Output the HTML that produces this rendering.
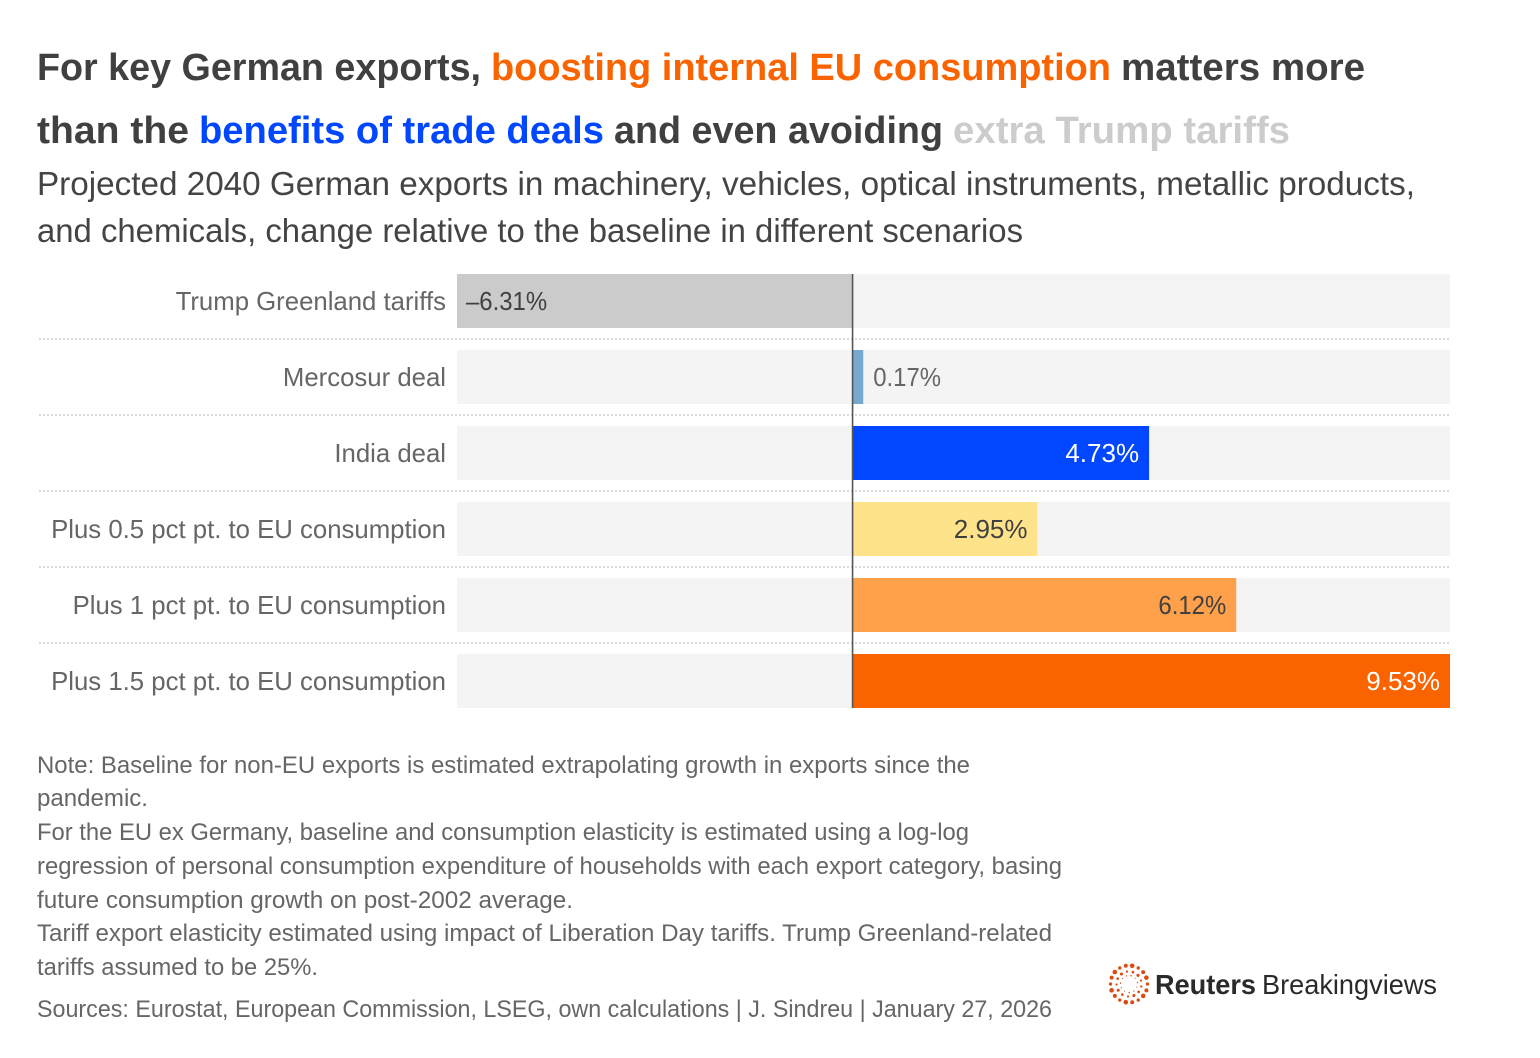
<!DOCTYPE html>
<html lang="en">
<head>
<meta charset="utf-8">
<title>German exports scenarios</title>
<style>
  html, body { margin: 0; padding: 0; background: #fff; }
  svg { display: block; font-family: "Liberation Sans", sans-serif; }
  .title { font-size: 38px; font-weight: 700; }
  .sub { font-size: 33px; fill: #444; }
  .note { font-size: 24px; fill: #666; }
</style>
</head>
<body>
<svg id="chart" width="1540" height="1058" viewBox="0 0 1540 1058" xmlns="http://www.w3.org/2000/svg">
  <rect width="1540" height="1058" fill="#fff"/>

  <g class="title">
    <text x="37" y="80" fill="#404040" textLength="444" lengthAdjust="spacingAndGlyphs">For key German exports,</text>
    <text x="491" y="80" fill="#fa6400" textLength="620" lengthAdjust="spacingAndGlyphs">boosting internal EU consumption</text>
    <text x="1121" y="80" fill="#404040" textLength="244" lengthAdjust="spacingAndGlyphs">matters more</text>
    <text x="37" y="143" fill="#404040" textLength="152" lengthAdjust="spacingAndGlyphs">than the</text>
    <text x="199" y="143" fill="#0047ff" textLength="405" lengthAdjust="spacingAndGlyphs">benefits of trade deals</text>
    <text x="614" y="143" fill="#404040" textLength="329" lengthAdjust="spacingAndGlyphs">and even avoiding</text>
    <text x="953" y="143" fill="#cccccc" textLength="337" lengthAdjust="spacingAndGlyphs">extra Trump tariffs</text>
  </g>

  <g class="sub">
    <text x="37" y="195" textLength="1378" lengthAdjust="spacingAndGlyphs">Projected 2040 German exports in machinery, vehicles, optical instruments, metallic products,</text>
    <text x="37" y="242" textLength="986" lengthAdjust="spacingAndGlyphs">and chemicals, change relative to the baseline in different scenarios</text>
  </g>

  <g id="plot"></g>

  <g class="note">
    <text x="37" y="773" textLength="933" lengthAdjust="spacingAndGlyphs">Note: Baseline for non-EU exports is estimated extrapolating growth in exports since the</text>
    <text x="37" y="806" textLength="111" lengthAdjust="spacingAndGlyphs">pandemic.</text>
    <text x="37" y="840" textLength="932" lengthAdjust="spacingAndGlyphs">For the EU ex Germany, baseline and consumption elasticity is estimated using a log-log</text>
    <text x="37" y="874" textLength="1025" lengthAdjust="spacingAndGlyphs">regression of personal consumption expenditure of households with each export category, basing</text>
    <text x="37" y="908" textLength="536" lengthAdjust="spacingAndGlyphs">future consumption growth on post-2002 average.</text>
    <text x="37" y="941" textLength="1015" lengthAdjust="spacingAndGlyphs">Tariff export elasticity estimated using impact of Liberation Day tariffs. Trump Greenland-related</text>
    <text x="37" y="975" textLength="281" lengthAdjust="spacingAndGlyphs">tariffs assumed to be 25%.</text>
    <text x="37" y="1017" textLength="1015" lengthAdjust="spacingAndGlyphs">Sources: Eurostat, European Commission, LSEG, own calculations | J. Sindreu | January 27, 2026</text>
  </g>

  <g>
    <g id="logo-mark" fill="#dc4b14"></g>
    <text x="1155" y="994" font-size="28" font-weight="700" fill="#2a2a2a" textLength="101" lengthAdjust="spacingAndGlyphs">Reuters</text>
    <text x="1262" y="994" font-size="28" fill="#2a2a2a" textLength="175" lengthAdjust="spacingAndGlyphs">Breakingviews</text>
  </g>
</svg>

<script>
const categories = ["Trump Greenland tariffs", "Mercosur deal", "India deal", "Plus 0.5 pct pt. to EU consumption", "Plus 1 pct pt. to EU consumption", "Plus 1.5 pct pt. to EU consumption"];
const values = [-6.31, 0.17, 4.73, 2.95, 6.12, 9.53];
const valueLabels = ["\u20136.31%", "0.17%", "4.73%", "2.95%", "6.12%", "9.53%"];
const barColors = ["#cbcbcb", "#75a9d0", "#0047ff", "#ffe38a", "#ffa04a", "#fa6400"];
const labelColors = ["#404040", "#666666", "#ffffff", "#404040", "#404040", "#ffffff"];

const NS = "http://www.w3.org/2000/svg";
const plot = document.getElementById("plot");
const domainMin = -6.31, domainMax = 9.53;
const rangeLeft = 457, rangeRight = 1450;
const x = v => rangeLeft + (v - domainMin) / (domainMax - domainMin) * (rangeRight - rangeLeft);
const rowTop = i => 274 + i * 76;
const barHeight = 54;

function shape(tag, attrs, parent) {
  const el = document.createElementNS(NS, tag);
  for (const k in attrs) el.setAttribute(k, attrs[k]);
  parent.appendChild(el);
  return el;
}
function fit(el, ratio) {
  el.setAttribute("textLength", el.getComputedTextLength() * ratio);
  el.setAttribute("lengthAdjust", "spacingAndGlyphs");
}

categories.forEach((name, i) => {
  const top = rowTop(i);
  const v = values[i];

  const track = shape("rect", { x: rangeLeft, y: top, width: rangeRight - rangeLeft, height: barHeight, fill: "#f4f4f4" }, plot);
  
  

  if (i < categories.length - 1) {
    const sep = shape("line", { x1: 39, x2: 1450, y1: top + 65, y2: top + 65, stroke: "#d8d8d8", "stroke-width": 2, "stroke-dasharray": "2 2" }, plot);
    
    
  }

  const label = shape("text", { x: 446, y: top + 36, "text-anchor": "end", "font-size": 26, fill: "#666" }, plot);
  label.textContent = name;
  
  
  fit(label, 0.99);

  const bar = shape("rect", { x: Math.min(x(0), x(v)), y: top, width: Math.abs(x(v) - x(0)), height: barHeight, fill: barColors[i] }, plot);
  
  

  const width = Math.abs(x(v) - x(0));
  const inside = width > 60;
  const anchor = v < 0 ? "start" : (inside ? "end" : "start");
  const vx = v < 0 ? x(v) + 9 : (inside ? x(v) - 10 : x(v) + 10);
  const val = shape("text", { x: vx, y: top + 36, "text-anchor": anchor, "font-size": 26, fill: labelColors[i] }, plot);
  val.textContent = valueLabels[i];
  
  
  fit(val, valueLabels[i].includes("1") ? 0.92 : 1);
});

const zero = shape("line", { x1: x(0), x2: x(0), y1: rowTop(0), y2: rowTop(categories.length - 1) + barHeight, stroke: "#555", "stroke-width": 1.6 }, plot);



const mark = document.getElementById("logo-mark");
[[18.5, 18, 2.1], [12.5, 13, 1.4], [8.5, 11, 0.7]].forEach(([radius, count, size], ring) => {
  for (let k = 0; k < count; k++) {
    const a = (k / count) * Math.PI * 2 + ring * 0.2;
    const dot = shape("circle", {
      cx: 1129 + radius * Math.cos(a),
      cy: 984 + radius * Math.sin(a),
      r: size * (0.8 + 0.3 * ((k * 7) % 3) / 2)
    }, mark);
    
    
  }
});
</script>
</body>
</html>
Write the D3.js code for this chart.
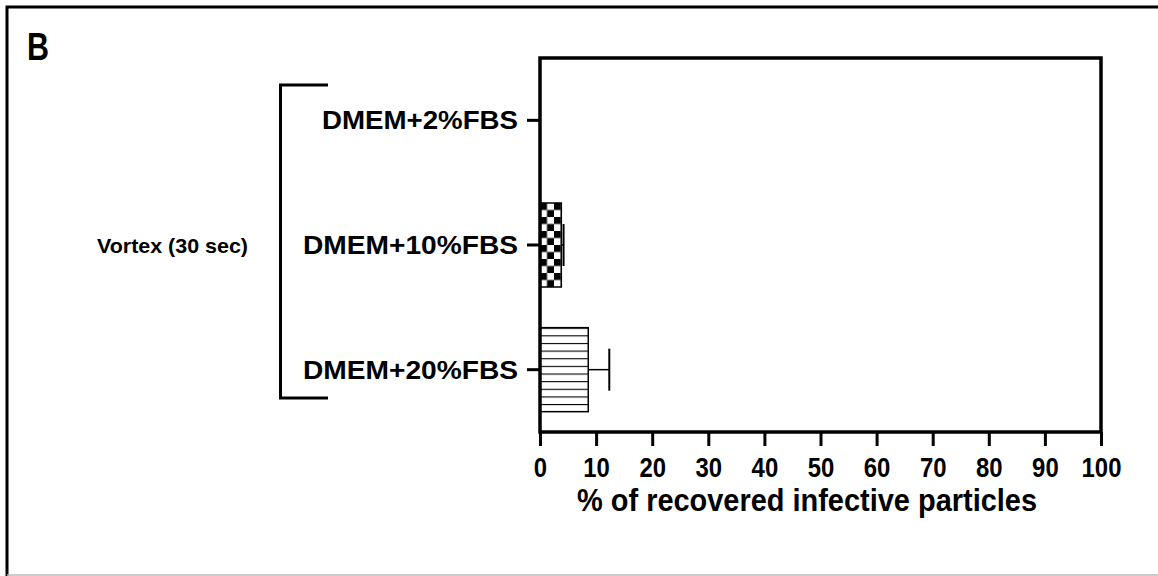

····················

_TASK TO CARRY OUT:_ Lines containing the string "this" should be counted; reply with their number and nothing more.

_RESULT OF THE TASK:_ 2